TONSPUR 95 & TONSPUR_display #14

Verbindung zu esel.at
Playing Lueger & Playing Lueger/Happening
TONSPUR für einen öffentlichen raum 2025
TONSPUR_passage | Micro Museum for Sound
13 Oct—29 Nov 2025
TONSPUR_display | Showroom TONSPUR Kunstverein Wien
13 Oct 2025—4 Feb 2026
ARYE WACHSMUTH & SIMON WACHSMUTH • PLAYING LUEGER
What does an object sound like when it is activated acoustically? What comes back as an echo? Do the sounds and the resonance begin a dialogue between a sculpture and its setting? “Playing Lueger” engages with these questions.
Monuments are part of our everyday lives as places of commemoration, of remembrance and of protest. They store history and pass it on to generations to come. However we bear the responsibility for the way we perceive, interpret and evaluate them today. The philosopher Henri Lefebvre saw monuments as dialectical objects — both collective repositories and carriers of ideological significance. In our work, the monument in Vienna’s 1st district, The Inner City, to the anti-Semitic mayor of Vienna Karl Lueger becomes a point of departure for talking about memory and responsibility — and about how cultural heritage can be ‘heard’ in new ways.
We transform the monument into an instrument. Using specially developed mallets, we beat on the bronze sculpture — like a percussion instrument. This gesture has a double meaning: it is associated with violence, while at the same time being prerequisite for making the sounds, the vibrations, and hearing. Bells and gongs are instruments that serve both as signals and for meditation. “Playing Lueger” reflects the tension between destruction and renewal, between physical action and symbolic sounds. The noise becomes a metaphor for social resonance — for speech and counter-speech, for asking questions and responding.

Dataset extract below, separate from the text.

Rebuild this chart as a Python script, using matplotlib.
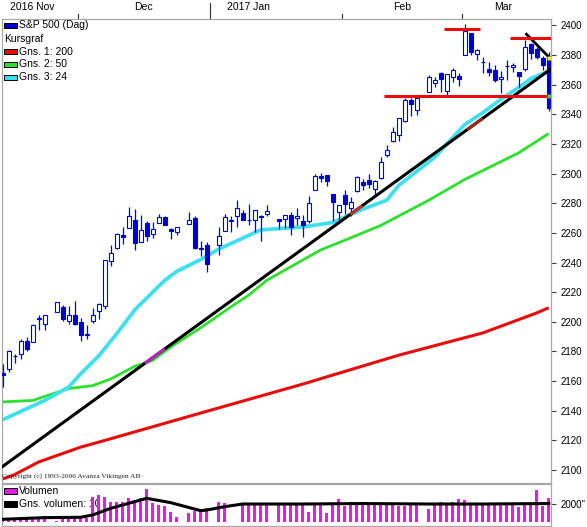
import numpy as np
import pandas as pd
import matplotlib
matplotlib.use("Agg")
import matplotlib.pyplot as plt
from matplotlib.patches import Rectangle
from matplotlib.transforms import blended_transform_factory

W, H = 587, 527
plt.rcParams['font.family'] = ['Liberation Sans', 'DejaVu Sans']

# --- daily candles, S&P 500 (Dag) ---
holidays = ['2016-11-24', '2016-12-26', '2017-01-02', '2017-01-16', '2017-02-20']
dates = pd.bdate_range('2016-11-14', '2017-03-21')
dates = dates[~dates.isin(pd.to_datetime(holidays))]

opens = [2165.6, 2168.3, 2177.0, 2178.6, 2186.8, 2186.4, 2201.6, 2198.6, 2206.3, 2210.2,
         2200.8, 2204.3, 2200.2, 2191.1, 2200.6, 2207.3, 2210.7, 2241.1, 2249.7, 2258.8,
         2263.3, 2268.4, 2253.8, 2266.8, 2259.2, 2266.5, 2270.5, 2262.9, 2260.3, 2266.2,
         2270.2, 2249.5, 2251.6, 2251.6, 2261.6, 2268.2, 2271.1, 2273.6, 2268.6, 2268.6,
         2271.1, 2272.7, 2269.1, 2269.1, 2271.9, 2270.0, 2267.8, 2267.9, 2288.9, 2298.6,
         2299.0, 2286.0, 2274.0, 2285.6, 2276.7, 2288.5, 2294.3, 2295.9, 2289.5, 2296.7,
         2312.3, 2321.7, 2326.1, 2335.6, 2349.6, 2343.0, 2354.9, 2361.1, 2367.5, 2355.7,
         2365.2, 2366.1, 2380.1, 2394.8, 2380.9, 2375.2, 2370.7, 2369.8, 2363.5, 2372.5,
         2371.6, 2368.6, 2370.3, 2387.7, 2383.7, 2378.2, 2379.3]
highs = [2171.4, 2180.8, 2178.0, 2188.1, 2189.9, 2198.7, 2204.8, 2204.7, 2213.4, 2211.1,
         2210.5, 2214.1, 2202.6, 2197.9, 2209.4, 2212.8, 2241.6, 2251.7, 2259.8, 2264.0,
         2277.5, 2276.2, 2272.1, 2268.1, 2267.5, 2272.6, 2271.2, 2263.2, 2263.8, 2273.8,
         2271.3, 2254.5, 2253.6, 2263.9, 2272.8, 2271.5, 2282.1, 2275.5, 2279.3, 2275.5,
         2271.8, 2278.7, 2269.1, 2272.1, 2274.3, 2277.0, 2271.8, 2284.6, 2299.6, 2300.4,
         2299.0, 2286.0, 2279.1, 2289.1, 2284.0, 2298.3, 2296.2, 2299.4, 2295.9, 2311.1,
         2319.2, 2331.6, 2337.6, 2351.3, 2351.3, 2351.2, 2366.7, 2365.1, 2368.3, 2367.3,
         2371.5, 2367.8, 2401.0, 2394.8, 2383.9, 2378.8, 2375.1, 2373.3, 2369.1, 2376.9,
         2374.4, 2368.6, 2390.0, 2388.1, 2385.7, 2379.0, 2381.9]
lows = [2156.1, 2166.4, 2172.0, 2175.0, 2180.4, 2186.4, 2194.5, 2194.5, 2206.3, 2200.4,
        2198.7, 2198.1, 2187.4, 2188.4, 2199.0, 2202.0, 2208.9, 2237.6, 2249.2, 2252.4,
        2263.3, 2248.4, 2253.8, 2254.2, 2256.5, 2266.5, 2265.2, 2256.1, 2258.8, 2266.2,
        2249.1, 2244.6, 2233.6, 2245.1, 2261.6, 2260.5, 2264.1, 2268.8, 2265.3, 2260.8,
        2254.3, 2271.5, 2262.8, 2263.3, 2258.4, 2265.0, 2257.0, 2266.7, 2288.9, 2294.1,
        2291.6, 2268.0, 2267.2, 2272.4, 2271.7, 2287.9, 2289.1, 2290.2, 2285.4, 2296.6,
        2311.1, 2321.4, 2322.2, 2334.8, 2338.9, 2339.6, 2354.9, 2358.3, 2355.1, 2352.9,
        2361.9, 2359.0, 2380.1, 2380.2, 2376.9, 2368.0, 2365.5, 2361.7, 2354.5, 2363.0,
        2368.5, 2358.2, 2368.9, 2377.2, 2377.6, 2369.7, 2341.9]
closes = [2164.2, 2180.4, 2176.9, 2187.1, 2181.9, 2198.2, 2202.9, 2204.7, 2213.4, 2201.7,
          2204.7, 2198.8, 2191.1, 2192.0, 2204.7, 2212.2, 2241.4, 2246.2, 2259.5, 2257.0,
          2271.7, 2253.3, 2262.0, 2258.1, 2262.5, 2270.8, 2265.2, 2261.0, 2263.8, 2268.9,
          2249.9, 2249.3, 2238.8, 2257.8, 2270.8, 2269.0, 2277.0, 2268.9, 2268.9, 2275.3,
          2270.4, 2274.6, 2267.9, 2271.9, 2263.7, 2271.3, 2265.2, 2280.1, 2298.4, 2296.7,
          2294.7, 2280.9, 2278.9, 2279.6, 2280.9, 2297.4, 2292.6, 2293.1, 2294.7, 2307.9,
          2316.1, 2328.3, 2337.6, 2349.3, 2347.2, 2351.2, 2365.4, 2362.8, 2363.8, 2367.3,
          2369.8, 2363.6, 2396.0, 2381.9, 2383.1, 2375.3, 2368.4, 2363.0, 2364.9, 2372.6,
          2373.5, 2365.5, 2385.3, 2381.4, 2378.3, 2373.5, 2344.0]
volume = [420, 430, 420, 410, 420, 420, 410, 400, 120, 430, 440, 700, 470, 450,
          2800, 2980, 2730, 2250, 2250, 2250, 2620, 2440, 2620, 3610, 2140, 1890, 1780,
          1160, 610, 980, 1270, 1340, 1530,
          2250, 2140, np.nan, np.nan, 2000, 2070, 2000, 1890, 1890, 2000, 2000, 2000, 2080,
          2080, 1160, 2080, 2080, 980, 2080, 2510,
          1780, 2250, 2140, 2000, 2080, 2140, 2140, 2080, 2080, 1780, 1780, 2080, 2080,
          1420, 2000, 2250, 1890, 2250, 2510,
          2440, 2080, 1890, 1890, 2000, 2080, 2000, 2000, 1890, 1630, 2000, 1890, 3530,
          1780, 2620]

# --- moving averages ---
ma200_dates = ['2016-11-14', '2016-11-16', '2016-11-22', '2016-12-01', '2016-12-07',
               '2016-12-29', '2017-01-23', '2017-02-14', '2017-03-06', '2017-03-13',
               '2017-03-17', '2017-03-21']
ma200_vals = [2094, 2097, 2105.5, 2115.5, 2120, 2138.5, 2158, 2177.5, 2192.5, 2200,
              2206, 2209.5]
ma50_dates = ['2016-11-14', '2016-11-21', '2016-11-29', '2016-12-05', '2016-12-08',
              '2016-12-14', '2016-12-19', '2016-12-22', '2016-12-29', '2017-01-05',
              '2017-01-10', '2017-01-13', '2017-01-26', '2017-02-01', '2017-02-09',
              '2017-02-21', '2017-03-01', '2017-03-14', '2017-03-21']
ma50_vals = [2146, 2147, 2155, 2157, 2161.5, 2170, 2174, 2183, 2196, 2210, 2218, 2228,
             2248.5, 2255, 2265, 2282, 2296, 2314, 2327]
ma24_dates = ['2016-11-14', '2016-11-23', '2016-11-29', '2016-12-01', '2016-12-06',
              '2016-12-08', '2016-12-09', '2016-12-14', '2016-12-19', '2016-12-21',
              '2016-12-23', '2016-12-29', '2017-01-03', '2017-01-12', '2017-01-23',
              '2017-01-30', '2017-02-06', '2017-02-10', '2017-02-14', '2017-02-22',
              '2017-03-01', '2017-03-06', '2017-03-09', '2017-03-14', '2017-03-16',
              '2017-03-21']
ma24_vals = [2134, 2147, 2156, 2165, 2177, 2187, 2192, 2208, 2220, 2228, 2234, 2242,
             2249, 2262, 2264, 2267, 2276, 2282, 2292, 2311, 2333, 2341, 2350, 2358,
             2364, 2369]
volavg_dates = ['2016-11-14', '2016-11-23', '2016-12-01', '2016-12-05', '2016-12-08',
                '2016-12-16', '2016-12-22', '2016-12-29', '2016-12-30', '2017-01-04',
                '2017-01-09', '2017-01-23', '2017-02-06', '2017-02-21', '2017-03-06',
                '2017-03-21']
volavg_vals = [330, 510, 550, 800, 1530, 2620, 2150, 1270, 1340, 1710, 2000, 2000,
               2050, 2000, 2000, 2050]

# --- drawn lines (trend lines and levels) ---
trend_up = (('2016-11-14', 2102.5), ('2017-03-21', 2369.5))
trend_down = (('2017-03-15', 2394), ('2017-03-21', 2378))
levels = [(2352.5, '2017-02-10', '2017-03-21'),
          (2397.3, '2017-02-24', '2017-03-03'),
          (2391.2, '2017-03-13', '2017-03-21')]

months = ['2016 Nov', 'Dec', '2017 Jan', 'Feb', 'Mar']
month_starts = ['2016-12-01', '2017-01-02', '2017-02-01', '2017-03-01']

BLUE = '#0000d0'
RED = '#e80c0c'
GREEN = '#2ee02e'
CYAN = '#3ee0f0'
MAG = '#e020e0'
GRID = '#a8a8a8'

t0 = np.datetime64('2016-11-14')


def slot(d):
    # weekday position counted from the first candle (holidays keep their slot)
    d = pd.to_datetime(pd.Index(np.atleast_1d(d))).values.astype('datetime64[D]')
    return np.busday_count(t0, d).astype(float)


def px_rect(x0, y0, x1, y1):
    return [x0 / W, 1 - y1 / H, (x1 - x0) / W, (y1 - y0) / H]


def vy(y):
    return 2400 - (y - 25.3) / 1.4827


fig = plt.figure(figsize=(W / 100, H / 100), dpi=100)
ax = fig.add_axes(px_rect(1.5, 19, 551.5, 483))
axv = fig.add_axes(px_rect(1.5, 484, 551.5, 526))

xl = ((1.5 - 2.7) / 6, (551.5 - 2.7) / 6)
x = slot(dates)

# moving averages
ax.plot(slot(ma200_dates), ma200_vals, color=RED, lw=2.2, zorder=2, solid_capstyle='butt')
ax.plot(slot(ma50_dates), ma50_vals, color=GREEN, lw=2.0, zorder=2, solid_capstyle='butt')
ax.plot(slot(ma24_dates), ma24_vals, color=CYAN, lw=2.7, zorder=2, solid_capstyle='butt')

# candles
o = np.array(opens); c = np.array(closes)
up = c >= o
ax.vlines(x, lows, highs, color=BLUE, lw=0.9, zorder=3)
ax.bar(x, c - o, bottom=o, width=0.66, color=np.where(up, 'white', BLUE),
       edgecolor=BLUE, linewidth=0.8, zorder=4)

# trend lines
(d0, v0), (d1, v1) = trend_up
s0, s1 = slot(d0)[0], slot(d1)[0]
k = (v1 - v0) / (s1 - s0)
tx = [xl[0], xl[1]]
tv = [v0 + k * (xl[0] - s0), v0 + k * (xl[1] - s0)]
ax.plot(tx, tv, color='black', lw=2.2, zorder=5, solid_capstyle='butt')
for (a, b), col in [((23.7, 27.0), '#c020c0'), ((57.9, 59.9), '#c83020'),
                    ((77.4, 80.0), '#a02818')]:
    ax.plot([a, b], np.interp([a, b], tx, tv), color=col, lw=2.2, zorder=5,
            solid_capstyle='butt')
(d0, v0), (d1, v1) = trend_down
ax.plot([slot(d0)[0] + 0.3, xl[1] - 0.3], [v0, v1], color='black', lw=2.0, zorder=5)
ax.plot([91.0], [2377.8], 's', ms=2.5, color='#f0f040', mec='none', zorder=6)

for lv, a, b in levels:
    ax.plot([slot(a)[0] - 0.5, min(slot(b)[0] + 0.6, xl[1])], [lv, lv],
            color=RED, lw=2.2, zorder=5, solid_capstyle='butt')
ax.plot([91.0], [2352.5], 's', ms=2.5, color='#40d040', mec='none', zorder=6)

ax.set_xlim(*xl)
ax.set_ylim(vy(483), vy(19))
ax.yaxis.tick_right()
ax.set_yticks(range(2100, 2401, 20))
ax.tick_params(axis='y', direction='out', length=3.5, width=0.8, labelsize=7, pad=3,
               color='#404040')
ax.set_xticks([])
for s in ax.spines.values():
    s.set_color(GRID)
    s.set_linewidth(0.9)

# month ticks and labels on top
tr = blended_transform_factory(ax.transData, ax.transAxes)
for d in month_starts:
    b = slot(d)[0] - 0.5
    top = 16 if d.startswith('2017-01') else 5
    ax.plot([b, b], [1, 1 + top / 464], transform=tr, clip_on=False, color='#303030', lw=0.8)
for lab, pos in zip(months, [4.9, 23.4, 41.0, 66.5, 83.4]):
    ax.text(pos, 1 + 12.5 / 464, lab, transform=tr, ha='center', va='center', fontsize=7.5)

# legend, price panel
ft = fig.transFigure


def swatch(axis, x0, y0, x1, y1, col):
    axis.add_patch(Rectangle((x0 / W, 1 - y1 / H), (x1 - x0) / W, (y1 - y0) / H,
                             transform=ft, facecolor=col, edgecolor='black', lw=0.7,
                             clip_on=False, zorder=1))


entries = [(25.0, BLUE, 'S&P 500 (Dag)'), (39.3, None, 'Kursgraf'),
           (51.7, RED, 'Gns. 1: 200'), (64.2, GREEN, 'Gns. 2: 50'),
           (77.5, CYAN, 'Gns. 3: 24')]
for yc, col, lab in entries:
    if col is None:
        ax.text(4.5 / W, 1 - yc / H, lab, transform=ft, va='center', fontsize=7.5)
    else:
        swatch(ax, 4, yc - 2.5, 17, yc + 2.5, col)
        ax.text(19.3 / W, 1 - yc / H, lab, transform=ft, va='center', fontsize=7.5)

ax.text(2 / W, 1 - 476 / H, 'Copyright (c) 1993-2006 Avanza Vikingen AB', transform=ft,
        va='center', fontsize=5.3, family=['Liberation Serif', 'DejaVu Serif'],
        color='#202020', zorder=6)

# volume panel
vol = np.array(volume, dtype=float)
axv.bar(x, vol, width=0.42, color=MAG, zorder=2)
axv.plot(slot(volavg_dates), volavg_vals, color='black', lw=2.2, zorder=3)
axv.set_xlim(*xl)
axv.set_ylim(-404, 4186)
axv.set_xticks([])
axv.yaxis.tick_right()
axv.set_yticks([2000])
axv.set_yticklabels(["2000''"])
axv.tick_params(axis='y', direction='out', length=3.5, width=0.8, labelsize=7, pad=3,
                color='#404040')
for s in axv.spines.values():
    s.set_color(GRID)
    s.set_linewidth(0.9)
swatch(axv, 4, 487.5, 16.7, 494, MAG)
axv.text(19.3 / W, 1 - 490.7 / H, 'Volumen', transform=ft, va='center', fontsize=7.5,
         zorder=1)
swatch(axv, 4, 500.7, 16.7, 506.7, 'black')
axv.text(19.3 / W, 1 - 503.7 / H, 'Gns. volumen: 10', transform=ft, va='center',
         fontsize=7.5, zorder=1)

fig.savefig('out.png', dpi=100)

The acoustic activation provides the basis for a sound installation in public space that also engages with Vienna’s rich musical history as part of its conceptual framework. While Mahler and Schönberg were searching for new forms of expression, Lueger’s populist and anti-Semitic politics was shaping the cultural climate of the city. A central figure of this era was Elsa Bienenfeld, a musicologist, critic and pioneer of New Music. She stood for openness and renewal at a time when anti-Semitism was hostile towards the avant-garde — and she was murdered in the Maly Trostinec extermination camp. Her last place of residence, a collective apartment for Jews, was only a few meters away from Dr. Karl Lueger Platz. A quotation from Bienenfeld has been integrated into the sound piece. It addresses the relationship between tradition and renewal as a poetic call for differentiation instead of exclusion.
“Playing Lueger” transforms the monument — a symbol of a troubled past — into an open sonic structure. The monument becomes a resonating body that makes history audible, and asks: How do we deal with the echoes of our own past today?
A. WACHSMUTH & S. WACHSMUTH • PLAYING LUEGER/AKTION
There is ambivalence in the gesture of striking something — and a moment of humour. On the one hand, beating something represents violence as a physical act that could cause damage/injury, while not being exclusively destructive. If you don’t hit a nail, you can’t drive it into wood, you beat cream, you need to thump a drum.
Violence can be physical, psychological or verbal. Language can also cause pain — as demonstrated by the polemics of politician Karl Lueger, a prime example of exclusionary and inflammatory speech. Beating Lueger’s statue to produce the acoustic source material for the sound installation of the same title for TONSPUR_passage can be interpreted as a gesture of resistance or of criticism. It refererences the politician’s body as a symbol of power, which is acoustically activated and reinterpreted when it is struck, while also highlighting the space that this person is given in public. The resulting sound is both a remnant and documentation of an audible provocation of the representation. Instead of merely observing the statue, its physical presence becomes audible. The sound reveals something about the substance of power: solid, hollow, fragile or resistant. It shows that the representative is not immutable — it can be altered through touch, gestures and actions. Striking the statue makes the past reverberate and creates resonance in the present. The echo can be understood as a response — as a reflection of the material beyond approval or rejection. Sound becomes a form of appropriation here. The monument loses its silence and becomes an instrument. A rigid representation is transformed into a lively process. The production of the sounds connects with the resonance of the space and opens a dialogue between the statue, the city and society. The sound transcends the boundaries of the material and integrates the work into its acoustic environment, where the public space itself becomes a sounding board for social significance. Whether the sounds clash with or complement one another — and whether the artwork is strikingly apt — remains open. Like the sound in the space, this question is also lost in resonance: a movement without a destination, where the direction is neither controlled nor predictable.